[START OF Data in this exercise]

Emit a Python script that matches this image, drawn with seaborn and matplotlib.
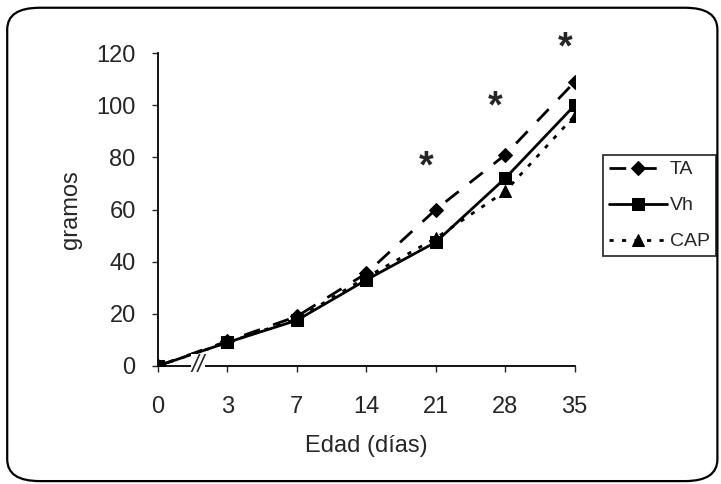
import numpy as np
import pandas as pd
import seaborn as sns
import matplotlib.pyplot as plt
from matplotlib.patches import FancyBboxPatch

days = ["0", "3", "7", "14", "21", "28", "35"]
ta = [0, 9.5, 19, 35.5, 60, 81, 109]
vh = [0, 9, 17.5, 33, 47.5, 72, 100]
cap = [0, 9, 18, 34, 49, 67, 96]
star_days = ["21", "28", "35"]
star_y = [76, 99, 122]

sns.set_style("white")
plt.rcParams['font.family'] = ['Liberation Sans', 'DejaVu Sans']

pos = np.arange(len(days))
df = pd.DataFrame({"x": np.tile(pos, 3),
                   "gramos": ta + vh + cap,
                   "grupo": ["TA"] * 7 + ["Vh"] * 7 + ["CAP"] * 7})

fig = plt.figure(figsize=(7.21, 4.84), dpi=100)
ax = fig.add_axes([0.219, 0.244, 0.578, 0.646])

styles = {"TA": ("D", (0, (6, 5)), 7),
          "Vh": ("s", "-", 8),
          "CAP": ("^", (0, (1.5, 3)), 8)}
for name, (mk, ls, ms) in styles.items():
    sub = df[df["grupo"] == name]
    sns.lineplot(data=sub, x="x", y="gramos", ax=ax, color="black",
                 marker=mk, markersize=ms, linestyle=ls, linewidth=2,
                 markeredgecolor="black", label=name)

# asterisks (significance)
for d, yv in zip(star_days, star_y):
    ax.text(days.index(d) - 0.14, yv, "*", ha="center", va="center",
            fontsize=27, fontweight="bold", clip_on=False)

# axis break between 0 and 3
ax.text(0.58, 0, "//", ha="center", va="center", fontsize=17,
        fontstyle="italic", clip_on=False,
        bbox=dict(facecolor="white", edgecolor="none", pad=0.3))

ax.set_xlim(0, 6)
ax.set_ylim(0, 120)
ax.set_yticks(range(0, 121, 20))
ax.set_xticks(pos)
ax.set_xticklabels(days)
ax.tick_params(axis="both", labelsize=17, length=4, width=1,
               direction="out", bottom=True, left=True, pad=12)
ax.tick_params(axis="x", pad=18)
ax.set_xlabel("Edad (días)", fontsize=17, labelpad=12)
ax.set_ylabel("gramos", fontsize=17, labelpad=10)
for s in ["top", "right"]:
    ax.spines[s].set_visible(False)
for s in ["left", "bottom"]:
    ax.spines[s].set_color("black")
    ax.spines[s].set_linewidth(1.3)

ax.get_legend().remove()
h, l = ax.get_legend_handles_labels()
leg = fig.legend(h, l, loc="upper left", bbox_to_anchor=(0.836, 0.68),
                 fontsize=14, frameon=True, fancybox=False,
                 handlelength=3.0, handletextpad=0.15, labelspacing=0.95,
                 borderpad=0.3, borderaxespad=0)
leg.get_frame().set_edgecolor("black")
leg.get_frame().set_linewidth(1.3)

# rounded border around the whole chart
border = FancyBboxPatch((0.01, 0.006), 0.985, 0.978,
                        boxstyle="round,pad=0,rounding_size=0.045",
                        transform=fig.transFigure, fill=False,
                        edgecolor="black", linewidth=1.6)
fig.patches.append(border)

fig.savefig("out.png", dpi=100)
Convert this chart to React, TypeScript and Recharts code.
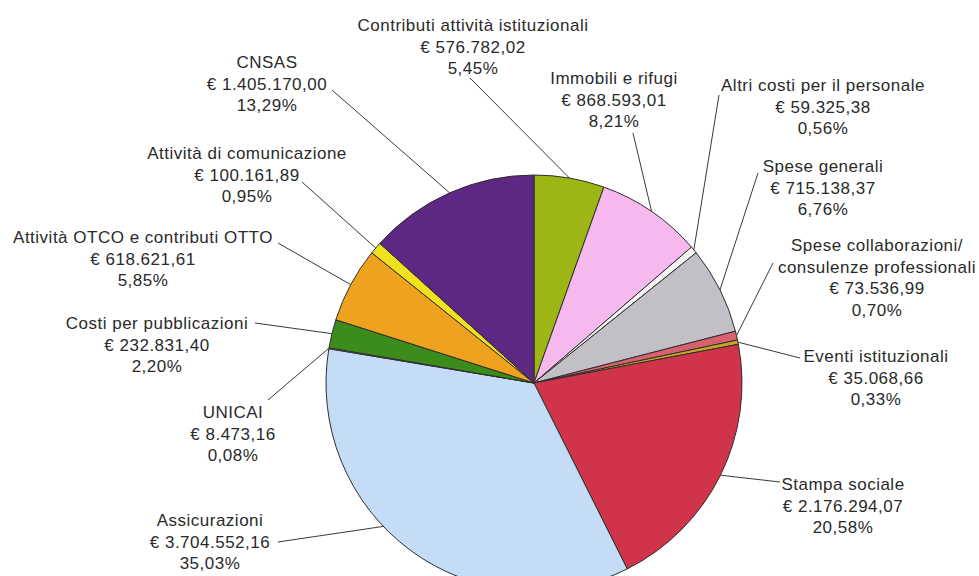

[END OF Data in this exercise]

§ **Work to be completed**
Provide only the count of lines in the data above that include the string "chart".

§ **Finished answer**
2